In seeking to justify the plan based on national security and grid reliance, the order goes against a united front of grid experts, including past and present members of the Federal Energy Regulatory Commission, all opposed to an earlier attempt at a bailout. “Any federal intervention in the market to order customers to buy electricity from specific power plants would be damaging to the markets and therefore costly to consumers,” said mid-Atlantic grid operator PJM Interconnection. “There is no need for any such drastic action.”
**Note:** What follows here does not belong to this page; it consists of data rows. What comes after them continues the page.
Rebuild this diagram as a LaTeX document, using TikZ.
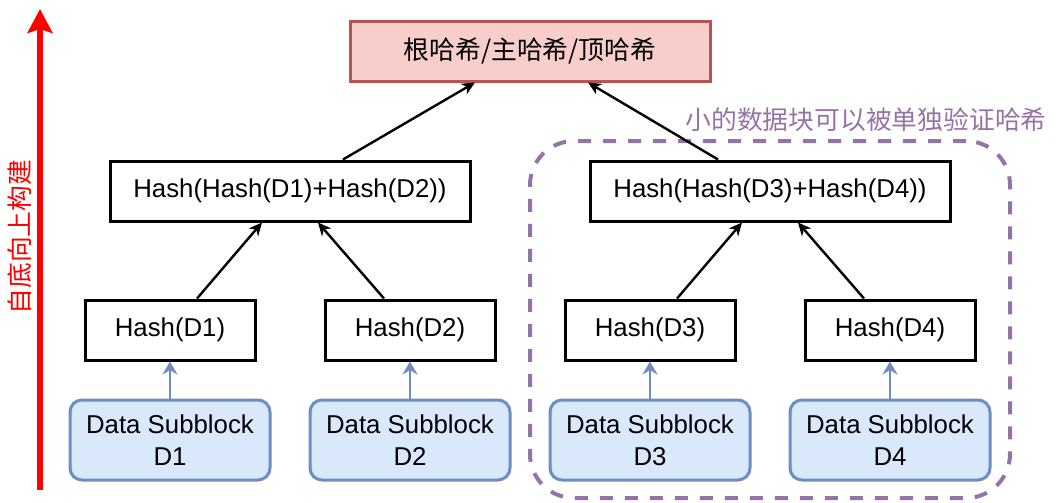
\documentclass[tikz,border=0pt]{standalone}
\usepackage{fontspec}
\setmainfont{Liberation Sans}
\newfontfamily\cjk{Noto Sans CJK SC}
\usetikzlibrary{arrows.meta}
\definecolor{rootfill}{HTML}{F8CECC}
\definecolor{rootline}{HTML}{B85450}
\definecolor{datafill}{HTML}{DAE8FC}
\definecolor{dataline}{HTML}{6C8EBF}
\definecolor{grpline}{HTML}{9673A6}
\definecolor{upred}{HTML}{FF0000}
\begin{document}
\begin{tikzpicture}[x=0.5pt,y=-0.5pt,
  every node/.style={font=\fontsize{12.9}{16}\selectfont, inner sep=0pt},
  rootbox/.style={draw=rootline, fill=rootfill, line width=1.5pt, minimum width=180pt, minimum height=30pt},
  hashbox/.style={draw=black, fill=white, line width=1.5pt, minimum height=30pt},
  databox/.style={draw=dataline, fill=datafill, line width=1.5pt, rounded corners=6pt, minimum width=100pt, minimum height=40pt, align=center},
  grpbox/.style={draw=grpline, line width=2pt, dash pattern=on 6.5pt off 6pt, rounded corners=22pt, minimum width=240pt, minimum height=178.5pt},
  blk/.style={draw=black, line width=1.2pt, -{Stealth[length=6.5pt,width=6pt,inset=2pt]}},
  blu/.style={draw=dataline, line width=1.2pt, -{Stealth[length=6.5pt,width=7.5pt,inset=2.2pt]}},
  redarrow/.style={draw=upred, line width=3pt, -{Stealth[length=12pt,width=12.5pt,inset=2pt]}}
]
\useasboundingbox (0,0) rectangle (1061,503);

% group box
\node[grpbox] (grp) at (770,319.5) {};
\node[text=grpline] (grplabel) at (866,120) {\cjk 小的数据块可以被单独验证哈希};

% root
\node[rootbox] (root) at (530,51) {\cjk 根哈希/主哈希/顶哈希};

% middle
\node[hashbox, minimum width=180pt] (m1) at (290,191) {Hash(Hash(D1)+Hash(D2))};
\node[hashbox, minimum width=180pt] (m2) at (770,191) {Hash(Hash(D3)+Hash(D4))};

% leaves
\node[hashbox, minimum width=85pt] (h1) at (170,330) {Hash(D1)};
\node[hashbox, minimum width=85pt] (h2) at (410,330) {Hash(D2)};
\node[hashbox, minimum width=85pt] (h3) at (650,330) {Hash(D3)};
\node[hashbox, minimum width=85pt] (h4) at (890,330) {Hash(D4)};

% data
\node[databox] (d1) at (170,440) {Data Subblock\\D1};
\node[databox] (d2) at (410,440) {Data Subblock\\D2};
\node[databox] (d3) at (650,440) {Data Subblock\\D3};
\node[databox] (d4) at (890,440) {Data Subblock\\D4};

% arrows
\draw[blk] ([xshift=26.5pt]m1.north) -- ([xshift=-27.5pt]root.south);
\draw[blk] ([xshift=-26pt]m2.north) -- ([xshift=29pt]root.south);
\draw[blk] ([xshift=13.5pt]h1.north) -- ([xshift=-14pt]m1.south);
\draw[blk] ([xshift=-13pt]h2.north) -- ([xshift=14pt]m1.south);
\draw[blk] ([xshift=13.5pt]h3.north) -- ([xshift=-14pt]m2.south);
\draw[blk] ([xshift=-13pt]h4.north) -- ([xshift=14pt]m2.south);
\draw[blu] (d1.north) -- (h1.south);
\draw[blu] (d2.north) -- (h2.south);
\draw[blu] (d3.north) -- (h3.south);
\draw[blu] (d4.north) -- (h4.south);

% bottom-up arrow
\coordinate (rb) at (40,490);
\coordinate (rt) at (40,9);
\draw[redarrow] (rb) -- (rt);
\node[text=upred, rotate=90] (uplabel) at (20,237) {\cjk 自底向上构建};
\end{tikzpicture}
\end{document}
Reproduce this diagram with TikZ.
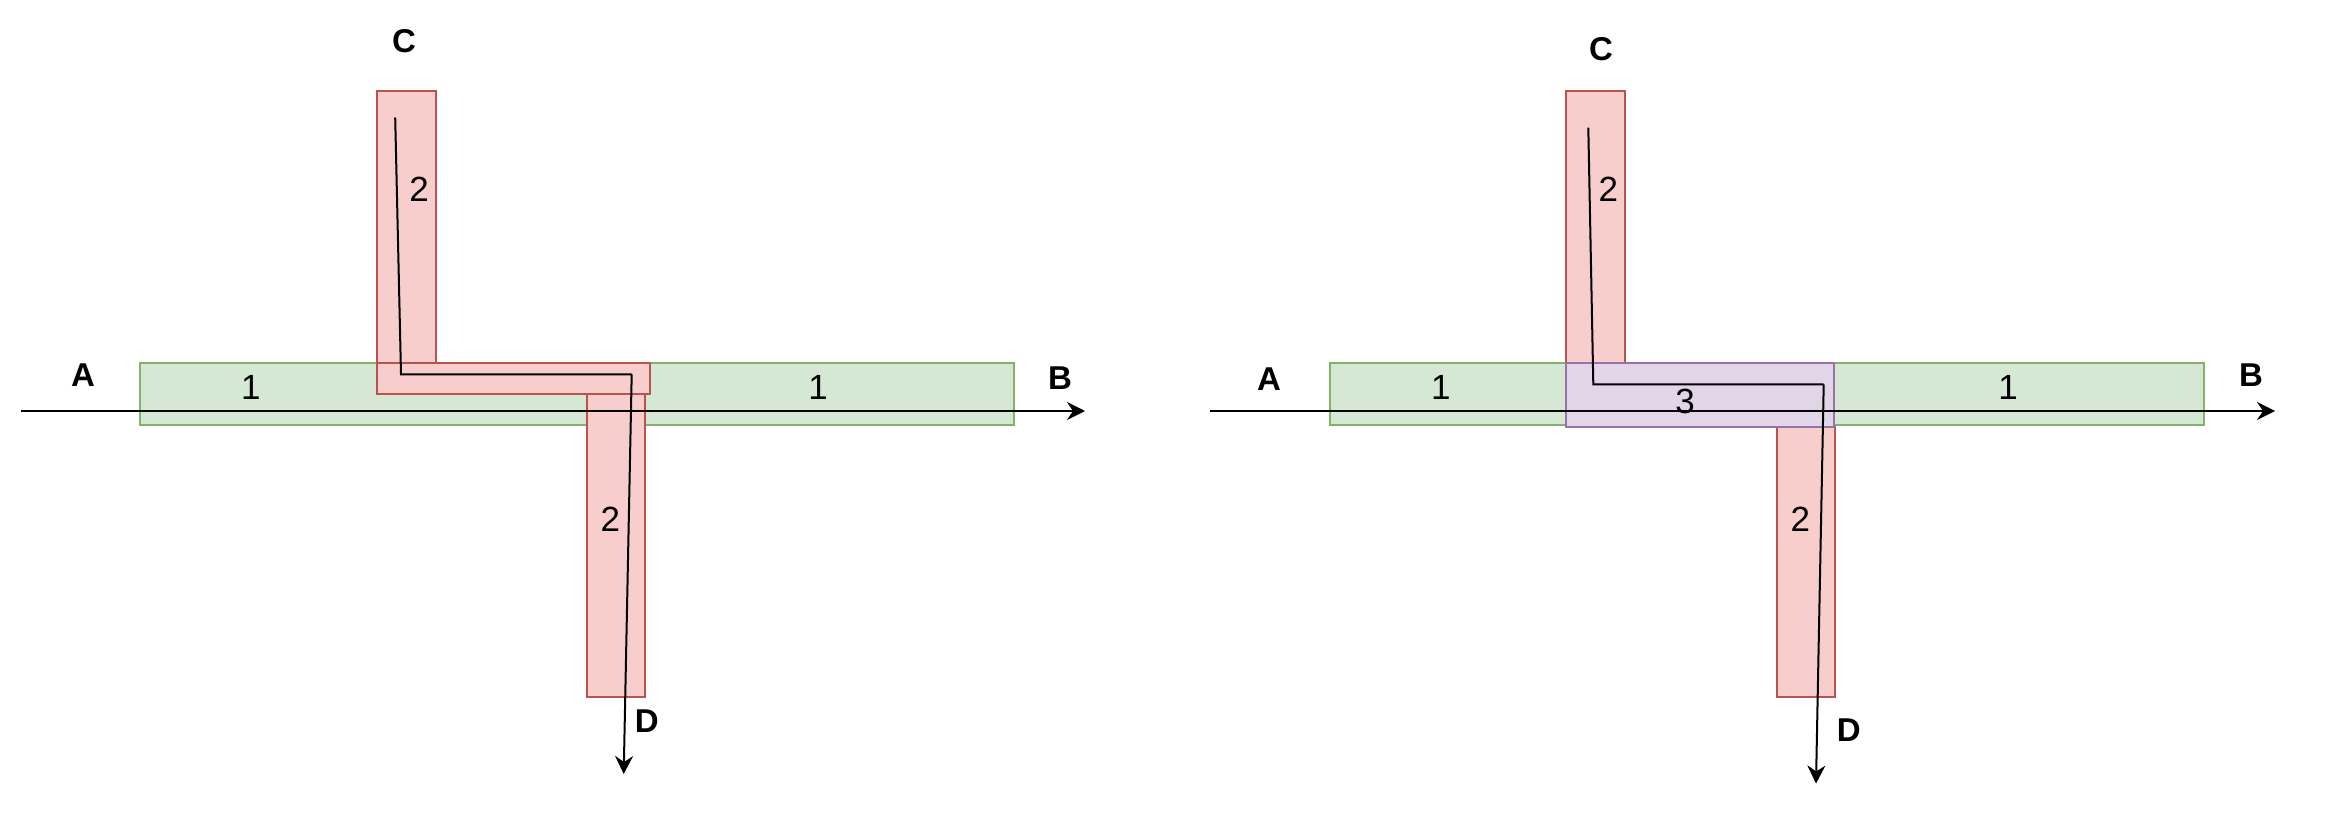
\documentclass[tikz,border=0pt]{standalone}
\usepackage{fontspec}
\setmainfont{Liberation Sans}
\usetikzlibrary{arrows.meta}
\definecolor{gfill}{HTML}{D5E8D4}
\definecolor{gdraw}{HTML}{82B366}
\definecolor{rfill}{HTML}{F8CECC}
\definecolor{rdraw}{HTML}{B85450}
\definecolor{pfill}{HTML}{E1D5E7}
\definecolor{pdraw}{HTML}{9673A6}
\tikzset{
  greenbox/.style={fill=gfill,draw=gdraw,line width=1.8pt},
  redbox/.style={fill=rfill,draw=rdraw,line width=1.8pt},
  purplebox/.style={fill=pfill,draw=pdraw,line width=1.8pt},
  flow/.style={draw=black,line width=2pt,-{Stealth[length=18pt,width=18pt,inset=6pt]}},
  pathline/.style={draw=black,line width=2pt,line join=miter},
  letter/.style={font=\fontsize{33}{40}\selectfont\bfseries,inner sep=0pt},
  digit/.style={font=\fontsize{35}{42}\selectfont,inner sep=0pt}
}
\begin{document}
\begin{tikzpicture}[x=1pt,y=-1pt]
\useasboundingbox (0,0) rectangle (2334,830);
% ---------- left panel ----------
\draw[greenbox] (139.9,363.2) rectangle (1013.7,425);
\draw[redbox] (376.7,91.1) rectangle (435.6,362.7);
\draw[redbox] (586.7,394.3) rectangle (645,696.7);
\draw[redbox] (376.7,362.7) rectangle (650,394.3);
\node[digit] (l1a) at (250.8,387.5) {1};
\node[digit] (l1b) at (818,387.5) {1};
\node[digit] (l2a) at (419,189.5) {2};
\node[digit] (l2b) at (610.3,518.8) {2};
\coordinate (lA) at (20.8,411);
\coordinate (lB) at (1085,411);
\draw[flow] (lA) -- (lB);
\coordinate (lC) at (395.2,117.5);
\coordinate (lk1) at (401,374.3);
\coordinate (lk2) at (631.7,374.3);
\coordinate (lD) at (623.7,774);
\draw[pathline] (lC) -- (lk1) -- (lk2);
\draw[flow] (lk2) -- (lD);
\node[letter] (tA) at (83,375) {A};
\node[letter] (tB) at (1060,378) {B};
\node[letter] (tC) at (404.1,41.3) {C};
\node[letter] (tD) at (646.8,721) {D};
% ---------- right panel ----------
\draw[greenbox] (1330,363.2) rectangle (2204,425);
\draw[redbox] (1566.2,91.1) rectangle (1625,362.7);
\draw[redbox] (1777,426.7) rectangle (1835,696.7);
\draw[purplebox] (1565.7,362.7) rectangle (1834,426.7);
\node[digit] (r1a) at (1440.9,387.5) {1};
\node[digit] (r1b) at (2008,387.5) {1};
\node[digit] (r3) at (1685,401.7) {3};
\node[digit] (r2a) at (1608.4,189.5) {2};
\node[digit] (r2b) at (1800.4,518.8) {2};
\coordinate (rA) at (1210.2,411);
\coordinate (rB) at (2275,411);
\draw[flow] (rA) -- (rB);
\coordinate (rC) at (1588.3,127.6);
\coordinate (rk1) at (1593.3,384.3);
\coordinate (rk2) at (1823.7,384.3);
\coordinate (rD) at (1816,783.5);
\draw[pathline] (rC) -- (rk1) -- (rk2);
\draw[flow] (rk2) -- (rD);
\node[letter] (sA) at (1269,379) {A};
\node[letter] (sB) at (2251,375) {B};
\node[letter] (sC) at (1600.9,49.2) {C};
\node[letter] (sD) at (1848.8,730.5) {D};
\end{tikzpicture}
\end{document}
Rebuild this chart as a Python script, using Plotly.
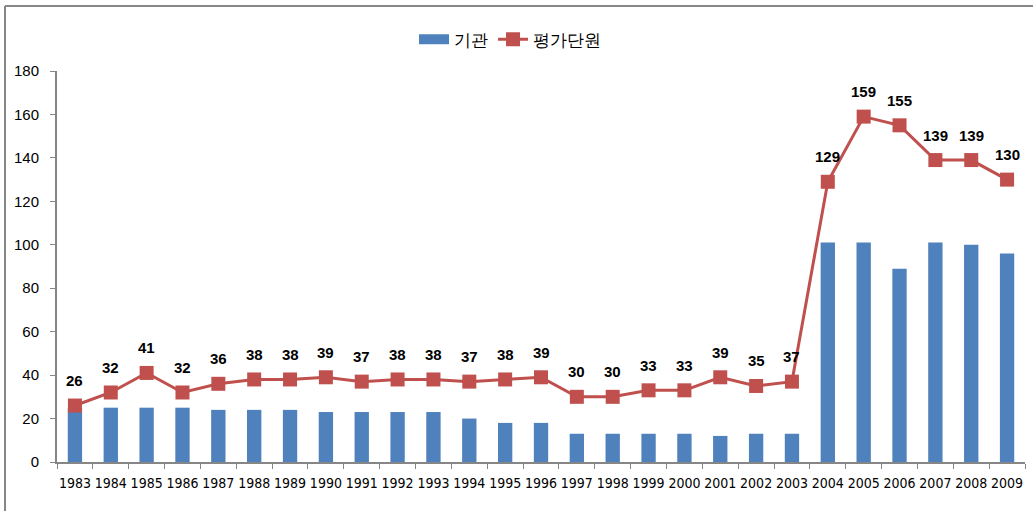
import plotly.graph_objects as go

# -------------------------
# DATA
# -------------------------
years = [str(y) for y in range(1983, 2010)]

institutions = [25, 25, 25, 25, 24, 24, 24, 23, 23, 23, 23, 20, 18, 18,
                13, 13, 13, 13, 12, 13, 13, 101, 101, 89, 101, 100, 96]

eval_units = [26, 32, 41, 32, 36, 38, 38, 39, 37, 38, 38, 37, 38, 39,
              30, 30, 33, 33, 39, 35, 37, 129, 159, 155, 139, 139, 130]

BAR_COLOR = "#4F81BD"
LINE_COLOR = "#C0504D"
AXIS_COLOR = "#868686"

# -------------------------
# TRACES
# -------------------------
bars = go.Bar(
    x=years,
    y=institutions,
    name="기관",
    marker=dict(color=BAR_COLOR, line=dict(width=0)),
    width=0.4,
    showlegend=False,
)

# legend-only entry so the bar key is drawn as a wide block
bar_key = go.Scatter(
    x=[None],
    y=[None],
    name="기관",
    mode="lines",
    line=dict(color=BAR_COLOR, width=10),
)

line = go.Scatter(
    x=years,
    y=eval_units,
    name="평가단원",
    mode="lines+markers",
    line=dict(color=LINE_COLOR, width=3),
    marker=dict(symbol="square", size=14, color=LINE_COLOR),
    cliponaxis=False,
)

# -------------------------
# FIGURE
# -------------------------
fig = go.Figure(data=[bars, bar_key, line])

# value labels above each line point (x given as category index)
for i, v in enumerate(eval_units):
    fig.add_annotation(
        x=i, y=v, xref="x", yref="y",
        text="<b>%d</b>" % v, showarrow=False,
        yshift=25,
        font=dict(family="Liberation Sans", size=15, color="black"),
    )

fig.update_layout(
    width=1033,
    height=511,
    paper_bgcolor="white",
    plot_bgcolor="white",
    margin=dict(l=57, r=8, t=71, b=49),
    font=dict(family="Liberation Sans", size=14, color="black"),
    showlegend=True,
    legend=dict(
        orientation="h",
        x=0.468,
        xanchor="center",
        y=1.08,
        yanchor="middle",
        font=dict(size=17),
        traceorder="normal",
    ),
    shapes=[
        # outer frame (left and top edges)
        dict(type="line", xref="paper", yref="paper",
             x0=-0.0537, x1=-0.0537, y0=-0.2, y1=1.166,
             line=dict(color=AXIS_COLOR, width=2)),
        dict(type="line", xref="paper", yref="paper",
             x0=-0.0537, x1=1.02, y0=1.166, y1=1.166,
             line=dict(color=AXIS_COLOR, width=2)),
    ],
)

fig.update_xaxes(
    type="category",
    range=[-0.5, 26.5],
    showline=True,
    linecolor=AXIS_COLOR,
    linewidth=2,
    ticks="outside",
    tickson="boundaries",
    ticklen=5,
    tickcolor=AXIS_COLOR,
    showgrid=False,
    tickfont=dict(family="DejaVu Sans Condensed, Liberation Sans", size=14, color="black"),
    ticklabelstandoff=7,
    tickangle=0,
)

fig.update_yaxes(
    range=[0, 180],
    dtick=20,
    showline=True,
    linecolor=AXIS_COLOR,
    linewidth=2,
    ticks="outside",
    ticklen=5,
    tickcolor=AXIS_COLOR,
    showgrid=False,
    zeroline=False,
    tickfont=dict(family="Liberation Sans", size=15, color="black"),
    ticklabelstandoff=8,
)

fig.write_html(
    "out.html",
    config={"displayModeBar": False},
    post_script="document.body.style.margin='0';",
)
Under the terms laid out in the memo, DOE would oversee purchases of power or electric generation capacity from a designated list of coal and nuclear plants “to forestall any future actions toward retirement, decommissioning, or deactivation,” an extraordinary market intervention that the memo presents as a “prudent stopgap measure” pending a two-year review of the country’s “grid security challenges”.
Critics of the plan cast it as Trump’s latest attempt to bail out avid campaign supporters like coal baron Bob Murray, who warned last August that his company faced bankruptcy without special treatment from the candidate he helped to bankroll. “One way to view the release of this draft is that it is a trial balloon to see how fierce and fast the opposition will be,” Natural Gas Supply Association CEO Dena Wiggins told Politico. “The fact that we’ve now seen it in writing doesn’t really change anything. It does, however, underscore how hard it is to cobble together a sound legal rationale to bail out otherwise uneconomic coal and nuclear plants.”